> _TASK DIRECTIONS_:
Using the listing below, report all lines holding the word "this".

=-=-=-=-=

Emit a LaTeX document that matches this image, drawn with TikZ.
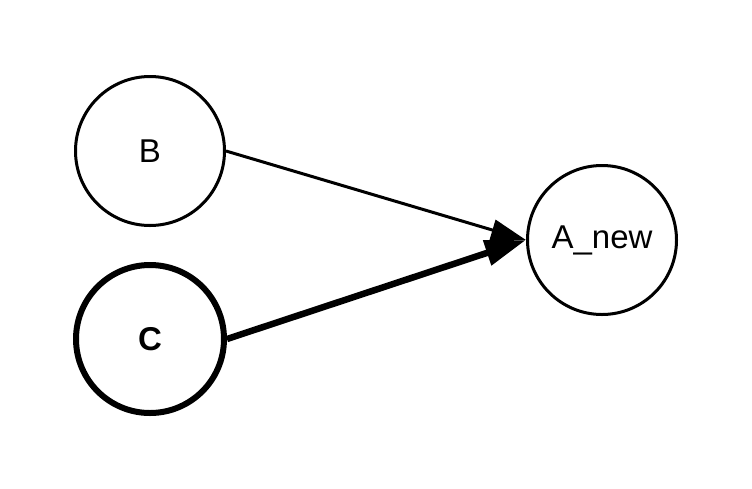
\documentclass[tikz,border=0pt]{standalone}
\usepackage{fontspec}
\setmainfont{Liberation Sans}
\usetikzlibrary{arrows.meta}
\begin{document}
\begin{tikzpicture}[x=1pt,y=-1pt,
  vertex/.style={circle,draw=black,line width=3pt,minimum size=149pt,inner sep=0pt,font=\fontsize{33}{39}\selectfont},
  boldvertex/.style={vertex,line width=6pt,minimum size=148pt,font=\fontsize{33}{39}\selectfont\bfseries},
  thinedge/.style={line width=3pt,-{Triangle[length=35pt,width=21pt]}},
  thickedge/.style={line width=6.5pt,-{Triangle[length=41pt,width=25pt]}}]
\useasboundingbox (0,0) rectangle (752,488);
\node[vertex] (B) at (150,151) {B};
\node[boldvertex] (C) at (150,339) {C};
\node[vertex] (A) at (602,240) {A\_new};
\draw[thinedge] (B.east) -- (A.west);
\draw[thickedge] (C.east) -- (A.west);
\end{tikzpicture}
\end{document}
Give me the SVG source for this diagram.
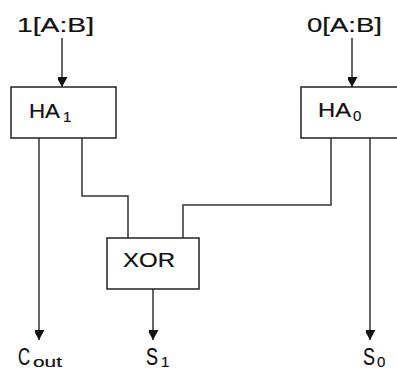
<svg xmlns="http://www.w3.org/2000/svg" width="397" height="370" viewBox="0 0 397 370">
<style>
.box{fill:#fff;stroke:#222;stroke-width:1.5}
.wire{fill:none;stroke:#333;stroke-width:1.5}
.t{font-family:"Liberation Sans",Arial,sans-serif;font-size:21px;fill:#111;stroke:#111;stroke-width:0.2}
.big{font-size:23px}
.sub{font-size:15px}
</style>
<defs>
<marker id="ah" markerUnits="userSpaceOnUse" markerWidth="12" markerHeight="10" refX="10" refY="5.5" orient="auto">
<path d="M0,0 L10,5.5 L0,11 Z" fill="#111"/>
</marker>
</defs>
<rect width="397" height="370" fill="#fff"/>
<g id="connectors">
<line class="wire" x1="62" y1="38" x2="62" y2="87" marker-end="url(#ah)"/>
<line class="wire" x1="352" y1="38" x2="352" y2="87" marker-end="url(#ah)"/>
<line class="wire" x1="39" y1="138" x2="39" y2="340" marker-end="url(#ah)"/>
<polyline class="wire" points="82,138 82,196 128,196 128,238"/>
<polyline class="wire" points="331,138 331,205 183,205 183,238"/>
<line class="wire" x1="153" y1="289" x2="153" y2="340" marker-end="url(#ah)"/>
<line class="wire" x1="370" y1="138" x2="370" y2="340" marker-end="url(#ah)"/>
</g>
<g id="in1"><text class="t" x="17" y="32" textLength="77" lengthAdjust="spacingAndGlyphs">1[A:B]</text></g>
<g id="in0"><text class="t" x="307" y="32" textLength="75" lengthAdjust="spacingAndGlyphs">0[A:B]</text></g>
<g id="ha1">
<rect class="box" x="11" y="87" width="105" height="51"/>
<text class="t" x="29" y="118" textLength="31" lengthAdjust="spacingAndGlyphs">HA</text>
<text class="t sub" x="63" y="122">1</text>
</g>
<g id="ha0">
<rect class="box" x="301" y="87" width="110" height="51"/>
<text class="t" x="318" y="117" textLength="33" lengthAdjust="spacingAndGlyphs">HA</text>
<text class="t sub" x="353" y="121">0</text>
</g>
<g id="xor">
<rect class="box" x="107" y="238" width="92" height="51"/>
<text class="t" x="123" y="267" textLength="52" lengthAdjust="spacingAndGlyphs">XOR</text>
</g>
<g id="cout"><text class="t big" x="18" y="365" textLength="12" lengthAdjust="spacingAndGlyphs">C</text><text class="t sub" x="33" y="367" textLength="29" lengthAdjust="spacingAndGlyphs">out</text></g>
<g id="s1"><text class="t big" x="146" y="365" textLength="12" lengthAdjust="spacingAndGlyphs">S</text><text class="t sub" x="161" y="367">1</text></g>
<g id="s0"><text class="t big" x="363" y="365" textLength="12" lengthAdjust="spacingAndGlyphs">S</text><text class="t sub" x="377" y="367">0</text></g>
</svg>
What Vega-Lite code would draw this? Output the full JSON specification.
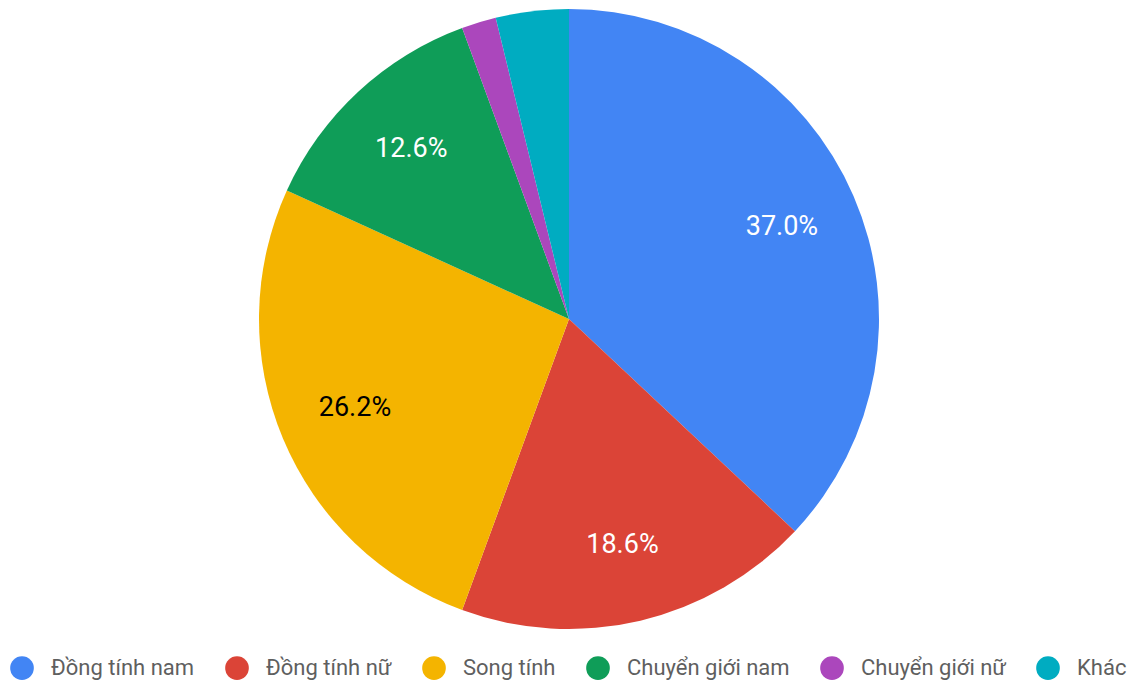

=-=-=-=-=

> _RESULT BELOW_:
Emit a LaTeX document that matches this image, drawn with TikZ.
Give me the SVG source for this diagram.
What Vega-Lite code would draw this? Output the full JSON specification.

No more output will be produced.